Social deviance (how accepted the behavior is by others)

Xiaohongshu first originated as a platform for users to share expensive stuff they purchased. It turned out to be a fantastic pivot, as motivations exist, but it’s not a well accepted behavior on platforms like WeChat Moments.

Xiaohongshu recently also incorporates features such as “hide my posts from potential acquaintances”, “hide my posts from nearby users”. These features clearly serves the purpose of minimizing social deviance to improve the ability of users posting on it.

Another great example is Facebook Dating’s “don’t match me to friends” algorithm.

Heuristics

Product designers can utilize many of the hundreds of heuristics to increase the likelihood of their desired action. Examples are scarcity effect, endowed progress effect.

3. Variable Reward

Rewards, especially variable rewards, are essentially a product’s core value propositions.
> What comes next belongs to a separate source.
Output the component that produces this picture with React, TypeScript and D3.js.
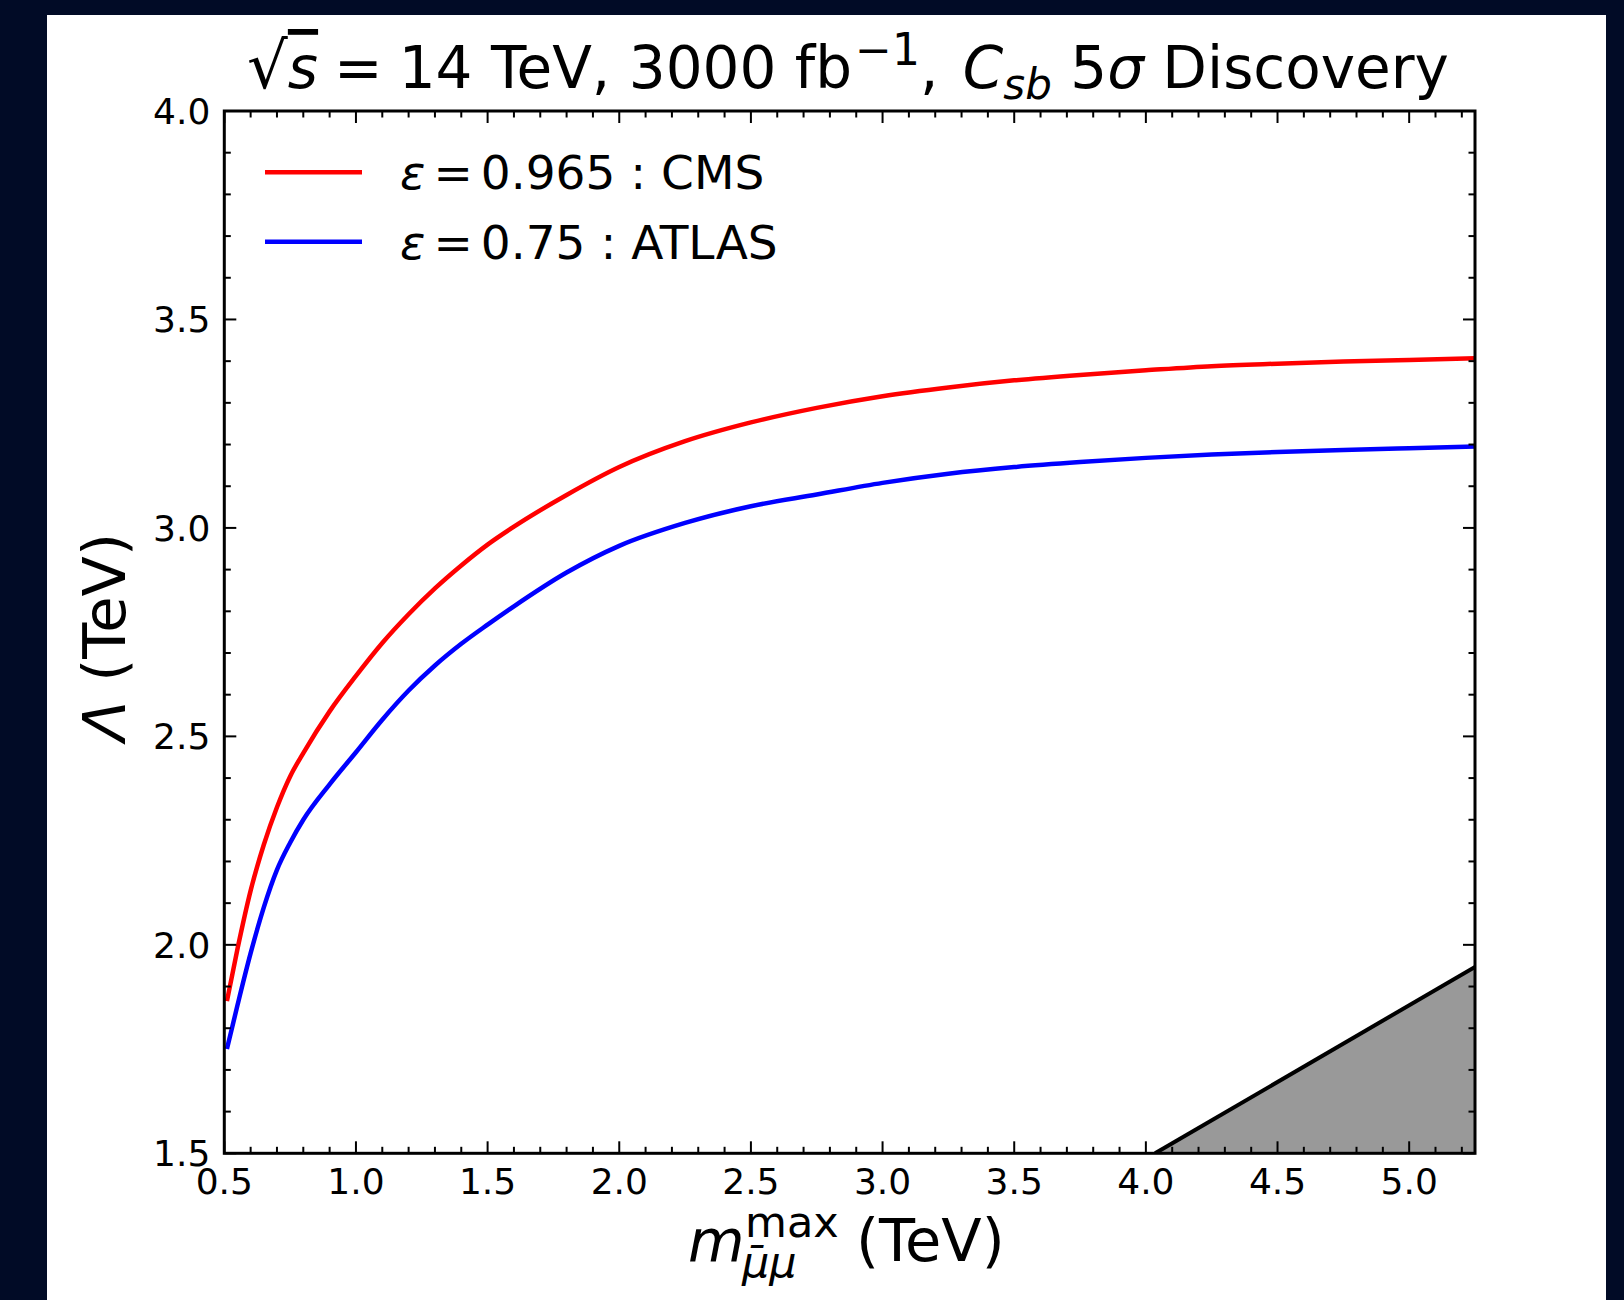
import React from "react";
import * as d3 from "d3";

// ---------- data ----------
const mGrid = [0.51, 0.55, 0.6, 0.65, 0.7, 0.75, 0.8, 0.9, 1.0, 1.1, 1.2, 1.3, 1.4, 1.5, 1.6, 1.8, 2.0, 2.25, 2.5, 2.75, 3.0, 3.25, 3.5, 3.75, 4.0, 4.25, 4.5, 4.75, 5.0, 5.25];
const lambdaCMS = [1.865, 1.99, 2.13, 2.24, 2.33, 2.404, 2.46, 2.56, 2.645, 2.724, 2.793, 2.855, 2.91, 2.96, 3.003, 3.079, 3.146, 3.208, 3.253, 3.288, 3.316, 3.337, 3.354, 3.367, 3.378, 3.388, 3.394, 3.399, 3.403, 3.407];
const lambdaATLAS = [1.75, 1.855, 1.98, 2.09, 2.18, 2.245, 2.3, 2.385, 2.462, 2.54, 2.61, 2.67, 2.722, 2.768, 2.812, 2.893, 2.957, 3.012, 3.052, 3.08, 3.108, 3.13, 3.146, 3.158, 3.168, 3.176, 3.182, 3.187, 3.191, 3.195];
const shadeX = [4.035, 5.25];
const shadeY = [1.5, 1.947];
const xMajorTicks = [0.5, 1.0, 1.5, 2.0, 2.5, 3.0, 3.5, 4.0, 4.5, 5.0];
const yMajorTicks = [1.5, 2.0, 2.5, 3.0, 3.5, 4.0];
const seriesLabels = ["0.965 : CMS", "0.75 : ATLAS"];
const seriesColors = ["#ff0000", "#0000ff"];

const FONT = "DejaVu Sans";

export default function App() {
  const W = 1624, H = 1300;
  const L = 224.3, R = 1475, T = 111, B = 1153.3;
  const x = d3.scaleLinear().domain([0.5, 5.25]).range([L, R]);
  const y = d3.scaleLinear().domain([1.5, 4.0]).range([B, T]);

  const xMinor = d3.range(0.5, 5.25 + 1e-9, 0.1).map((v) => +v.toFixed(2));
  const yMinor = d3.range(1.5, 4.0 + 1e-9, 0.1).map((v) => +v.toFixed(2));
  const isMajor = (v: number, arr: number[]) => arr.some((a) => Math.abs(a - v) < 1e-6);

  const smooth = d3
    .line<[number, number]>()
    .x((d) => x(d[0]))
    .y((d) => y(d[1]))
    .curve(d3.curveMonotoneX);
  const straight = d3
    .line<[number, number]>()
    .x((d) => x(d[0]))
    .y((d) => y(d[1]));

  const series = [lambdaCMS, lambdaATLAS].map((vals) =>
    smooth(mGrid.map((m, i) => [m, vals[i]] as [number, number]))
  );

  const shadePoly = [
    [shadeX[0], shadeY[0]],
    [shadeX[1], shadeY[1]],
    [shadeX[1], shadeY[0]],
  ] as [number, number][];
  const area = straight(shadePoly) + "Z";
  const edge = straight(shadeX.map((v, i) => [v, shadeY[i]] as [number, number]));

  const majLen = 12, minLen = 6.5;
  const tickFs = 36;

  return (
    <svg
      width={W}
      height={H}
      style={{ position: "absolute", left: 0, top: 0, display: "block" }}
      fontFamily={FONT}
    >
      <rect x={0} y={0} width={W} height={H} fill="#010b26" />
      <rect x={47} y={15} width={1559} height={1285} fill="#ffffff" />

      <defs>
        <clipPath id="plotclip">
          <rect x={L} y={T} width={R - L} height={B - T} />
        </clipPath>
      </defs>

      <g clipPath="url(#plotclip)">
        <path d={area} fill="#999999" stroke="none" />
        <path d={edge!} fill="none" stroke="#000" strokeWidth={4} />
        {series.map((d, i) => (
          <path key={i} d={d!} fill="none" stroke={seriesColors[i]} strokeWidth={4.5} strokeLinejoin="round" />
        ))}
      </g>

      {/* ticks */}
      <g stroke="#000" strokeWidth={2}>
        {xMinor.map((v) => {
          const len = isMajor(v, xMajorTicks) ? majLen : minLen;
          return (
            <g key={"xt" + v}>
              <line x1={x(v)} x2={x(v)} y1={B} y2={B - len} />
              <line x1={x(v)} x2={x(v)} y1={T} y2={T + len} />
            </g>
          );
        })}
        {yMinor.map((v) => {
          const len = isMajor(v, yMajorTicks) ? majLen : minLen;
          return (
            <g key={"yt" + v}>
              <line x1={L} x2={L + len} y1={y(v)} y2={y(v)} />
              <line x1={R} x2={R - len} y1={y(v)} y2={y(v)} />
            </g>
          );
        })}
      </g>

      <rect x={L} y={T} width={R - L} height={B - T} fill="none" stroke="#000" strokeWidth={3} />

      {/* tick labels */}
      <g fontSize={tickFs} fill="#000">
        {xMajorTicks.map((v) => (
          <text key={"xl" + v} x={x(v)} y={B + 41} textAnchor="middle">
            {v.toFixed(1)}
          </text>
        ))}
        {yMajorTicks.map((v) => (
          <text key={"yl" + v} x={L - 14} y={y(v) + tickFs * 0.36} textAnchor="end">
            {v.toFixed(1)}
          </text>
        ))}
      </g>

      {/* title */}
      <text x={848} y={88} fontSize={58} textAnchor="middle" fill="#000">
        <tspan fontSize={64}>√</tspan>
        <tspan fontStyle="italic" textDecoration="overline">s</tspan>
        <tspan dx={16}>=</tspan>
        <tspan dx={16}>14 TeV, 3000 fb</tspan>
        <tspan dx={3} dy={-23} fontSize={44}>−1</tspan>
        <tspan dy={23}>, </tspan>
        <tspan dx={6} fontStyle="italic">C</tspan>
        <tspan dy={11} fontSize={42} fontStyle="italic">sb</tspan>
        <tspan dy={-11}> 5</tspan>
        <tspan fontStyle="italic">σ</tspan>
        <tspan> Discovery</tspan>
      </text>

      {/* y label */}
      <text
        transform={`translate(${125},${637}) rotate(-90)`}
        textAnchor="middle"
        fontSize={59}
        fill="#000"
      >
        <tspan fontStyle="italic">Λ</tspan>
        <tspan> (TeV)</tspan>
      </text>

      {/* x label */}
      <g fill="#000">
        <text x={688} y={1261} fontSize={58} fontStyle="italic">m</text>
        <text x={745} y={1237} fontSize={43}>max</text>
        <text x={742} y={1277} fontSize={43} fontStyle="italic">μ̄μ</text>
        <text x={856} y={1261} fontSize={59}>(TeV)</text>
      </g>

      {/* legend */}
      {seriesLabels.map((lab, i) => {
        const ly = 172.3 + i * 69.4;
        return (
          <g key={"lg" + i}>
            <line x1={265} x2={362} y1={ly} y2={ly} stroke={seriesColors[i]} strokeWidth={4.5} />
            <text x={400} y={ly + 17} fontSize={47} fill="#000">
              <tspan fontStyle="italic">ε</tspan>
              <tspan dx={8}>=</tspan>
              <tspan dx={8}>{lab}</tspan>
            </text>
          </g>
        );
      })}
    </svg>
  );
}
Users are triggered, motivated, and performed actions on your product, and in return, products offer variable rewards that satisfy them, encouraging them to repeat the loop again.

Rewards of the Tribe

It directly matches the motivation to seek social acceptance. Facebook, Twitter, Pinterest, and several other apps collectively provide people with powerful social rewards on a variable schedule. Not every post gets you 100 likes — some are lower, and some might go up to 2k likes — that very fact let users keep coming back and wanting more.